The Department's Security Corporations Regulation provides that "securities must be acquired and held exclusively for investment purposes." 830 CMR 63.38B.1(5). While the Regulation, at Example (5)(a.1), goes on to state that "[t]he business of lending money is not the acquisition of securities for an investment purpose," the converse is not necessarily the case-- i.e., borrowing, undertaken through dealing in securities to facilitate further investment opportunities may constitute dealing in securities for an investment purpose. You have stated that the purpose of the transactions at issue is to "enhance [Security Co's] total return on its portfolio." Based upon this statement and supporting representations, we conclude that, in substance, the transactions at issue constitute borrowing through a dealing in securities undertaken "for an investment purpose" that is consistent with security corporation status. For this reason these repurchase agreement transactions, as a matter of both substance and form, would not disqualify SecurityCo as a security corporation under G.L. c. 63, § 38B.

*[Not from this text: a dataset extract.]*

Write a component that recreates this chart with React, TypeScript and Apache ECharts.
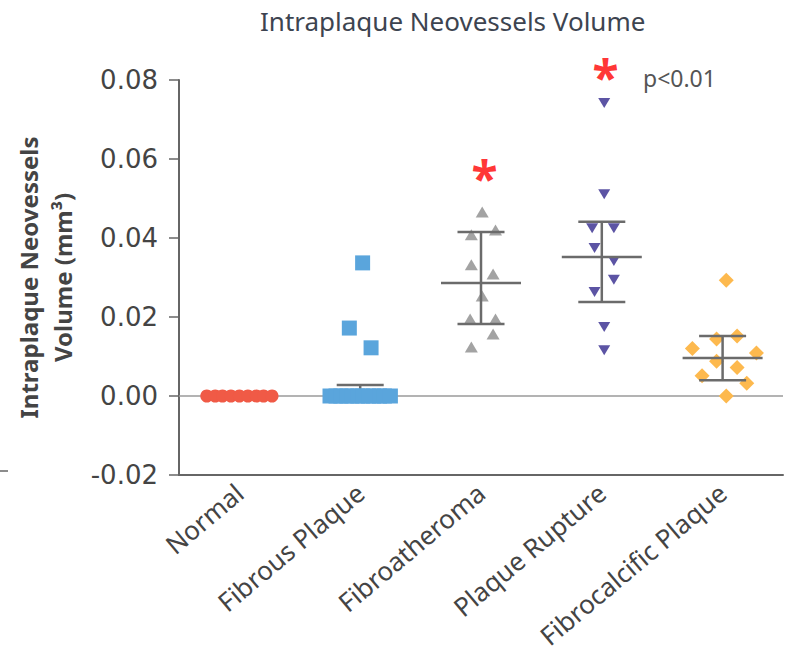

Because the repurchase agreement transactions in which SecurityCo proposes to engage may be considered as selling and buying securities through an arms length secondary market, and do not in substance involve a prohibited activity such as the making of loans to affiliates or the conduct of a lending business, SecurityCo would continue to qualify as a security corporation under G.L. c. 63, § 38B. Repurchase agreement transactions with affiliates can likewise be said to have taken place on or through an arm's length secondary market. Further, the repo market transactions, whether with unrelated parties or affiliates, fall within the parameters of "dealing in securities for an investment purpose." Thus, the proposed transactions would not disqualify SecurityCo as a security corporation under G.L. c. 63, § 38B.